Observations with Tomcat 6.0.14
I can get session scoped backing bean values to be duplicated from one node to the other, but only under a very prescribed set of circumstances.
Both nodes must be up and in good health when the application creates a session. It appears that Tomcat isn't very robust in duplicating sessions to a new node member when the node comes back online if the node was down when the node was created. This appears to mean that the nodes fire session duplication events which work if all nodes are receiving, but there is no session duplication strategy (persistent attempts at synchronization, retrograde updates, etc) to handle the case where something changes when a node is down.
Getting failover to occur is not that easy. Apache will load balance between the nodes, but gracefully shutting down tomcat on the primary node invalidates the sessions, which kills the sessions on all nodes. The only way to leave the application in the desired state but to achieve failover is to terminate the app server (kill -9).
Our active protocol between client and server is not helping. If the first interaction between client and server is any of the blocking requests (ping, receive-updated-views, receive-updates), and not a manual page reload, the application gets the session timeout message because the blocking request verifies the request via view number, and the necessary object structure is not set up for the user.
All we ever get is a one way failover. A session on node A is found on Node B. Once A is restarted, there doesn't seem any way to fail back. I think this is on account of the lack of coherent session duplication strategy in Tomcat. Also, I have never been able to get the session duplicated from lntest 7 to lntest6, (lntest6 being the first node in Apache's load balancing table, or node A). I can't account for this, and have no idea why. The configuration should not have any bias one way or the other.
In the scenario that works, when I kill tomcat on Node A, I immediately get a 'service not available' display in the browser. I can reload the application, and the session scoped values appear. When I kill Tomcat on Node B (lntest7) I don't get this interaction.
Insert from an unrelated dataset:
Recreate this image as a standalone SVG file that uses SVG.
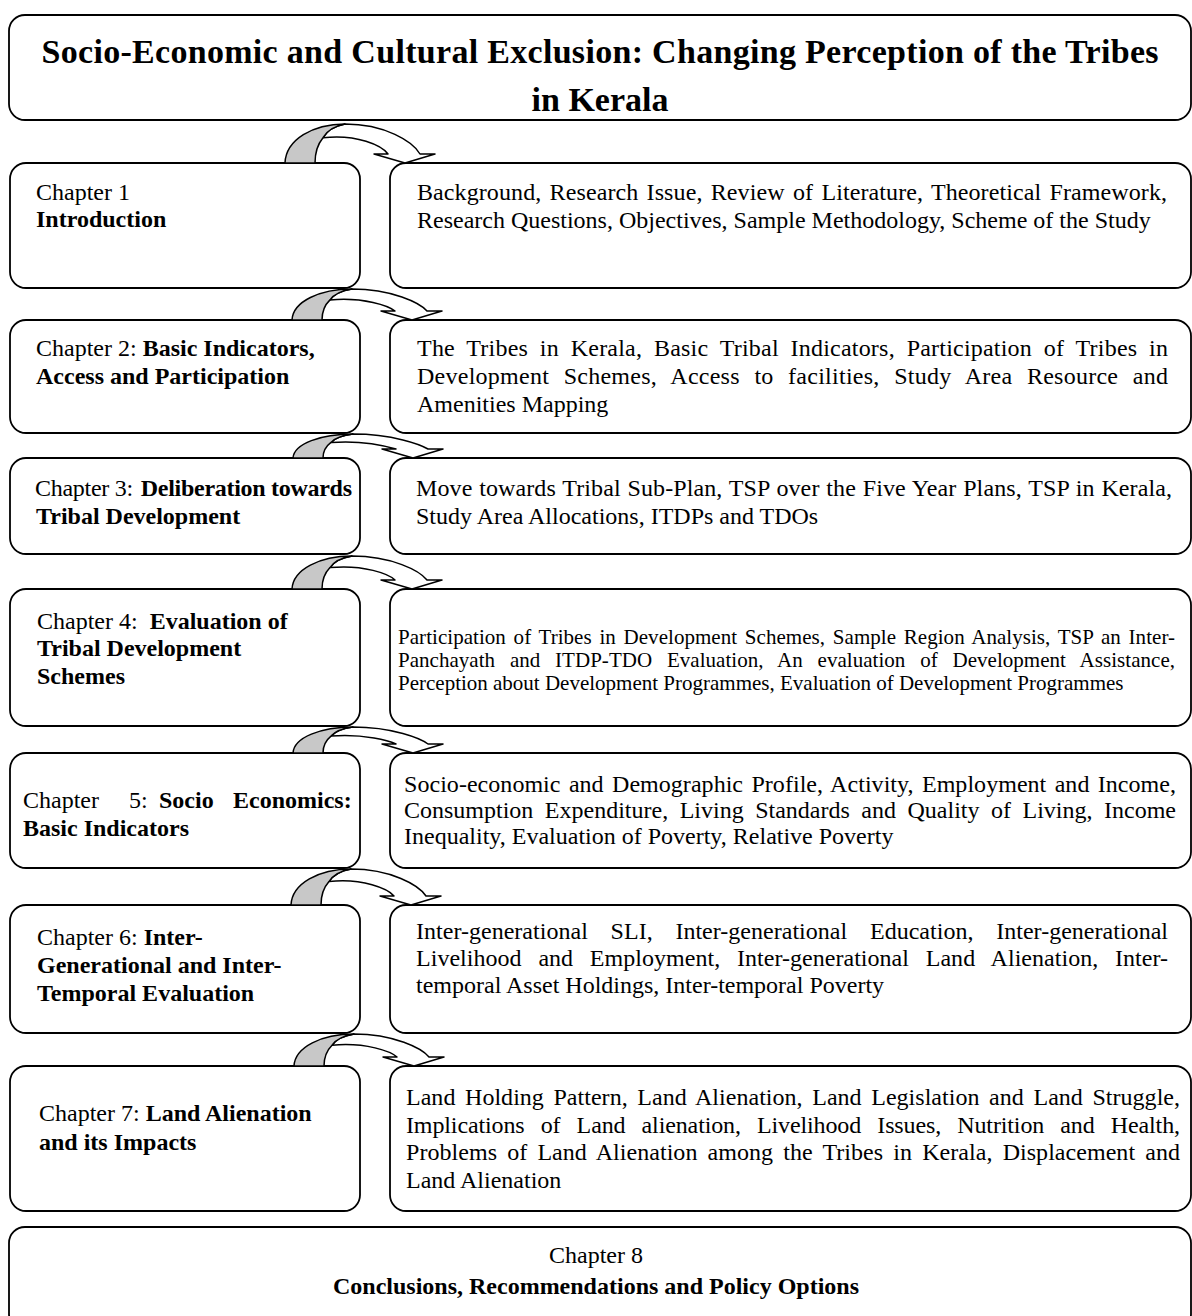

The application just stays on the same page, and when the reload comes back, it has always started a new session with empty backing bean values.
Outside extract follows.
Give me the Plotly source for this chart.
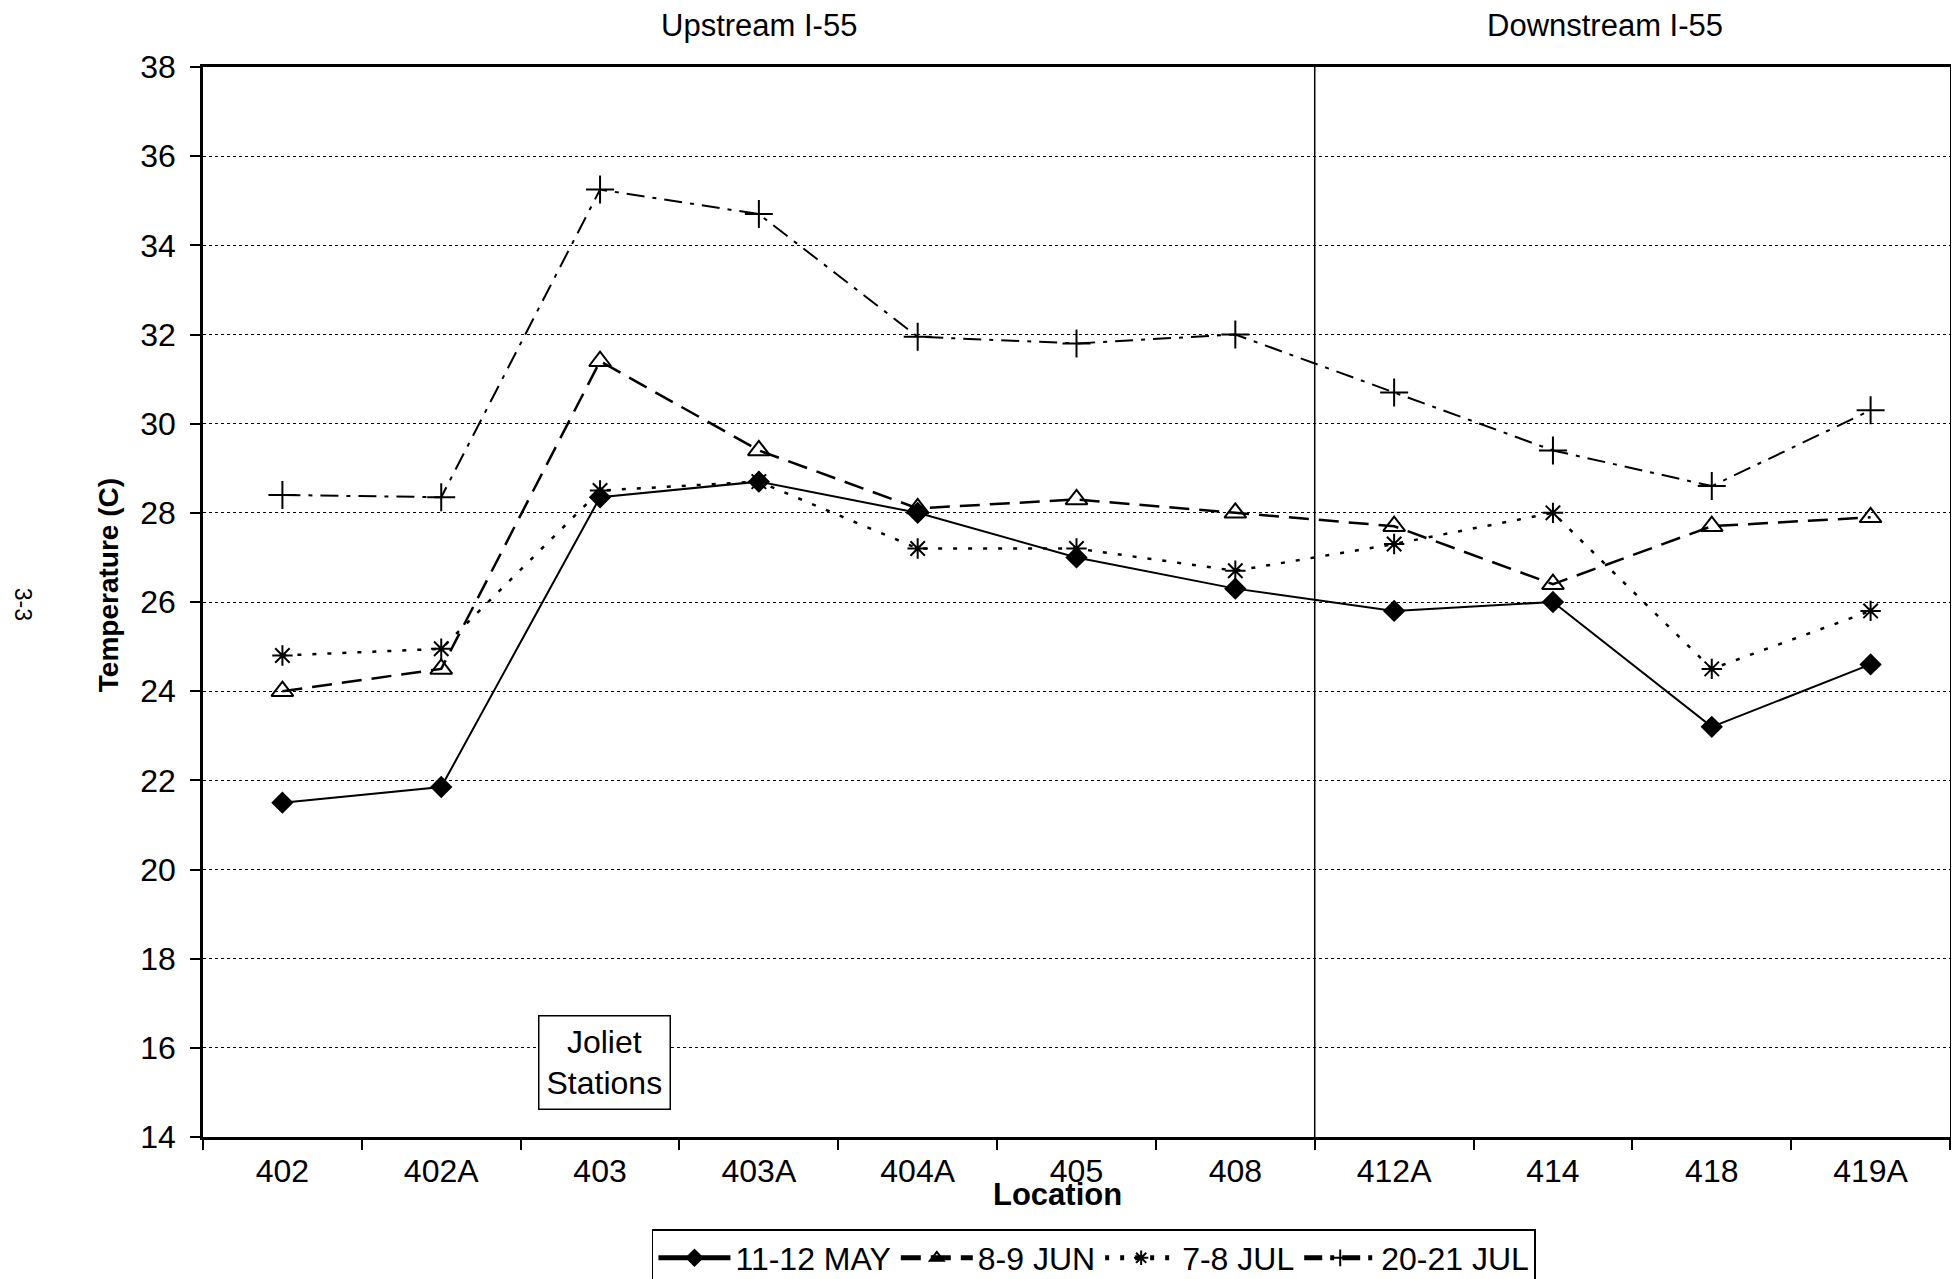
import plotly.graph_objects as go

locations = ["402", "402A", "403", "403A", "404A", "405", "408", "412A", "414", "418", "419A"]
may_11_12 = [21.5, 21.85, 28.35, 28.7, 28.0, 27.0, 26.3, 25.8, 26.0, 23.2, 24.6]
jun_8_9 = [24.0, 24.5, 31.4, 29.4, 28.1, 28.3, 28.0, 27.7, 26.4, 27.7, 27.9]
jul_7_8 = [24.8, 24.95, 28.5, 28.7, 27.2, 27.2, 26.7, 27.3, 28.0, 24.5, 25.8]
jul_20_21 = [28.4, 28.35, 35.25, 34.7, 31.95, 31.8, 32.0, 30.7, 29.4, 28.6, 30.3]

series_names = ["11-12 MAY", "8-9 JUN", "7-8 JUL", "20-21 JUL"]
y_ticks = [14, 16, 18, 20, 22, 24, 26, 28, 30, 32, 34, 36, 38]

FONT = "Liberation Sans, Arial, sans-serif"
FS = 32

# page body has an 8px default margin, so the figure is shrunk to fit
W, H = 1951, 1271
L, R, T, B = 195, 6, 59, 142
PB = H - B  # plot bottom in figure px
PH = H - T - B
PW = W - L - R

fig = go.Figure()
styles = [
    dict(dash="solid", width=2, symbol="diamond", size=15),
    dict(dash="20px,10px", width=2.5, symbol="triangle-up-open", size=19),
    dict(dash="4px,11px", width=2.5, symbol="asterisk-open", size=17),
    dict(dash="18px,8px,4px,8px", width=2, symbol="cross-thin-open", size=20),
]
for name, vals, st in zip(series_names, [may_11_12, jun_8_9, jul_7_8, jul_20_21], styles):
    fig.add_trace(go.Scatter(
        x=locations, y=vals, name=name, mode="lines+markers",
        line=dict(color="black", width=st["width"], dash=st["dash"]),
        marker=dict(symbol=st["symbol"], size=st["size"], color="black",
                    line=dict(color="black", width=2)),
    ))

fig.add_shape(type="line", xref="x", yref="y", x0=6.5, x1=6.5, y0=14, y1=38,
              line=dict(color="black", width=1.5))

fig.update_layout(
    width=W, height=H,
    margin=dict(l=L, r=R, t=T, b=B),
    paper_bgcolor="white", plot_bgcolor="white",
    font=dict(family=FONT, size=FS, color="black"),
    showlegend=True,
    legend=dict(orientation="h", x=0.51, xanchor="center",
                yref="container", y=1 - 1221 / H, yanchor="top",
                bordercolor="black", borderwidth=1.5, itemwidth=72,
                font=dict(family=FONT, size=FS, color="black"),
                tracegroupgap=0, itemsizing="constant"),
    xaxis=dict(type="category", categoryorder="array", categoryarray=locations,
               range=[-0.5, 10.5], showgrid=False, ticks="outside", tickson="boundaries",
               ticklen=10, tickcolor="black", tickwidth=1.5, ticklabelstandoff=4,
               showline=True, linecolor="black", linewidth=2.5, mirror=True,
               tickfont=dict(family=FONT, size=FS, color="black")),
    yaxis=dict(range=[14, 38], tickvals=y_ticks, ticktext=[str(v) for v in y_ticks],
               showgrid=True, gridcolor="black", gridwidth=1, griddash="dot",
               ticks="outside", ticklen=10, tickcolor="black", tickwidth=1.5,
               ticklabelstandoff=8,
               showline=True, linecolor="black", linewidth=2.5, mirror=True,
               zeroline=False, tickfont=dict(family=FONT, size=FS, color="black")),
    annotations=[
        dict(text="Upstream I-55", xref="x", yref="paper", x=3.0, y=(PB - 18) / PH, showarrow=False,
             font=dict(family=FONT, size=31), xanchor="center", yanchor="middle"),
        dict(text="Downstream I-55", xref="x", yref="paper", x=8.33, y=(PB - 18) / PH, showarrow=False,
             font=dict(family=FONT, size=31), xanchor="center", yanchor="middle"),
        dict(text="<b>Temperature (C)</b>", xref="paper", yref="paper",
             x=(100 - L) / PW, y=(PB - 577) / PH,
             textangle=-90, showarrow=False, font=dict(family=FONT, size=28),
             xanchor="center", yanchor="middle"),
        dict(text="<b>Location</b>", xref="paper", yref="paper", x=0.489, y=-0.054,
             showarrow=False, font=dict(family=FONT, size=31),
             xanchor="center", yanchor="middle"),
        dict(text="Joliet<br>Stations", xref="x", yref="y", x=2.03, y=15.68, showarrow=False,
             font=dict(family=FONT, size=FS), bgcolor="white", bordercolor="black",
             borderwidth=1.5, borderpad=7, xanchor="center", yanchor="middle"),
        dict(text="3-3", xref="paper", yref="paper", x=(15 - L) / PW, y=(PB - 596) / PH,
             textangle=90, showarrow=False, font=dict(family=FONT, size=23),
             xanchor="center", yanchor="middle"),
    ],
)

fig.write_html("out.html")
Sticky session mechanics between Apache and Tomcat Tomcat append a string (defined in httpd.conf) to the session id which is used to identify the intended target Node. The approach puts the burden of identifying the target node with the client, since this string is visible to the client and the server. The client passes this string around rather that Apache keeping a hash of sessionId's pointing to their current target node. This means that sessions like CDXDC[...].node1 and CDXDC[...].node2 can be created for the same client. Tomcat manages to keep this straight and is able to duplicate the session information between these two independent sessions, but our SessionDispatcher Hashmap cannot. This doesn't really effect the Session failover stuff, but it does mean we will occasionally keep a MainSessionBoundServlet sub-object tree around for no reason. However, we need to see more of the server strategies for session affinity before we start looking for "." characters in the session id.
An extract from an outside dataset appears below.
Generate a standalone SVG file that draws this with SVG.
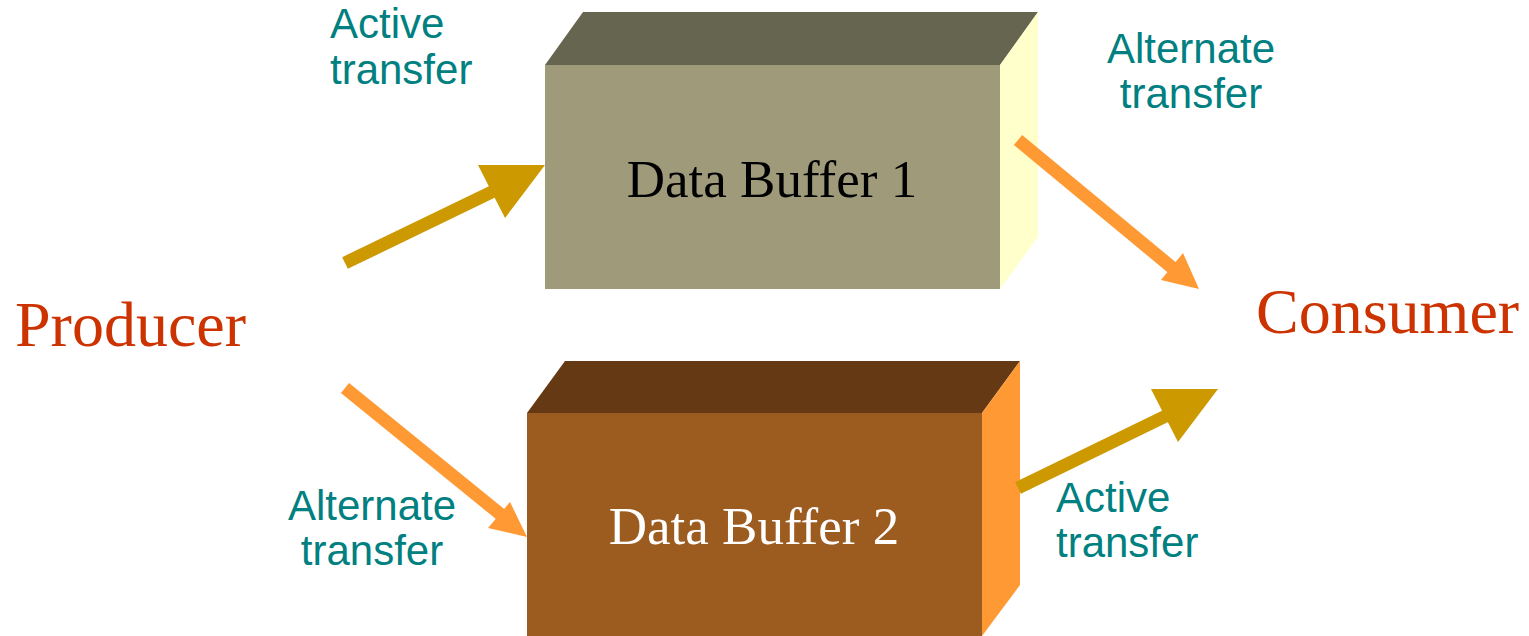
<svg xmlns="http://www.w3.org/2000/svg" width="1529" height="636" viewBox="0 0 1529 636">
  <style>
    .role { font-family: "Liberation Serif", "Times New Roman", serif; font-size: 64px; fill: #CC3300; }
    .buf { font-family: "Liberation Serif", "Times New Roman", serif; font-size: 53px; text-anchor: middle; }
    .lbl { font-family: "Liberation Sans", Arial, sans-serif; font-size: 42px; fill: #008080; }
    .mid { text-anchor: middle; }
    .gold { fill: #CC9900; }
    .orange { fill: #FF9933; }
    .shaft-gold { stroke: #CC9900; stroke-width: 13; }
    .shaft-orange { stroke: #FF9933; stroke-width: 13; }
  </style>
  <rect width="1529" height="636" fill="#FFFFFF"/>

  <!-- Producer / Consumer -->
  <g id="producer">
    <text class="role" x="15" y="346">Producer</text>
  </g>
  <g id="consumer">
    <text class="role" x="1256" y="333">Consumer</text>
  </g>

  <!-- Data Buffer 1: 3D box -->
  <g id="buffer1">
    <polygon points="545,65 583,12 1038,12 1000,65" fill="#656550"/>
    <polygon points="1000,65 1038,12 1038,237 1000,289" fill="#FFFFCC"/>
    <rect x="545" y="65" width="455" height="224" fill="#9E9A7A"/>
    <text class="buf" x="772" y="197" fill="#000000">Data Buffer 1</text>
  </g>

  <!-- Data Buffer 2: 3D box -->
  <g id="buffer2">
    <polygon points="527,413 565,361 1020,361 982,413" fill="#643914"/>
    <polygon points="982,413 1020,361 1020,585 982,636" fill="#FF9933"/>
    <rect x="527" y="413" width="455" height="223" fill="#9C5C20"/>
    <text class="buf" x="754" y="544" fill="#FFFFFF">Data Buffer 2</text>
  </g>

  <!-- Transfer labels -->
  <g id="label-active-top">
    <text class="lbl" x="330" y="38">Active</text>
    <text class="lbl" x="330" y="84">transfer</text>
  </g>
  <g id="label-alternate-top">
    <text class="lbl mid" x="1191" y="63">Alternate</text>
    <text class="lbl mid" x="1191" y="108">transfer</text>
  </g>
  <g id="label-alternate-bottom">
    <text class="lbl mid" x="372" y="520">Alternate</text>
    <text class="lbl mid" x="372" y="565">transfer</text>
  </g>
  <g id="label-active-bottom">
    <text class="lbl" x="1056" y="512">Active</text>
    <text class="lbl" x="1056" y="557">transfer</text>
  </g>

  <!-- Transfer arrows -->
  <g id="connectors">
    <line class="shaft-gold" x1="345" y1="263" x2="500" y2="188"/>
    <polygon class="gold" points="478,165 545,165 505,218"/>

    <line class="shaft-orange" x1="1018" y1="140" x2="1175" y2="270"/>
    <polygon class="orange" points="1183,253 1199,289 1161,280"/>

    <line class="shaft-orange" x1="345" y1="388" x2="505" y2="518"/>
    <polygon class="orange" points="510,502 527,537 488,528"/>

    <line class="shaft-gold" x1="1018" y1="488" x2="1172" y2="413"/>
    <polygon class="gold" points="1151,389 1218,389 1178,442"/>
  </g>
</svg>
Failover in Java enterprise clusters is typically implemented through the following: make use of a database that has an internal (clustered) failover mechanism, and support failover in the web-tier through session replication.
Database clustering is outside the scope of this discussion and is provided by existing third party implementations.
The central interest in failover for ICEfaces then becomes support for session replication.
A stock JSF application supports failover through persistence of component saved state in the session. This saved state is replicated to alternate cluster nodes. In the case of node failure, the "sticky session" is transferred to the alternate node and execution proceeds with minimal impact (since the session is the only user-specific state stored in the web tier).
The following is a strategy that should allow an ICEfaces application to failover to an alternate node:
1. Support existing JSF state-saving. This is currently being undertaken to reduce server-side memory requirements (the persistent component tree becomes optional) but will have important benefits in failover. the essential aspect is that it allows the application to continue execution with the component tree in the same state as it was before the failure occurred.
2. Treat the case of a null "old DOM" as a full page refresh. Rather than suffer the performance cost of constantly transferring the DOM to the alternate node, simply refresh user's pages during the (rare) event of node failure. The important point here is that application functionality is not affected; a full-page refresh imparts only a usability impact and can occur under circumstances as well.
3. Analyze the servlet stack for "session-like" state (such as icefacesID and viewNumbers). It may be worthwhile to move some of this state into the session in a controlled manner (such as a single serializable session object).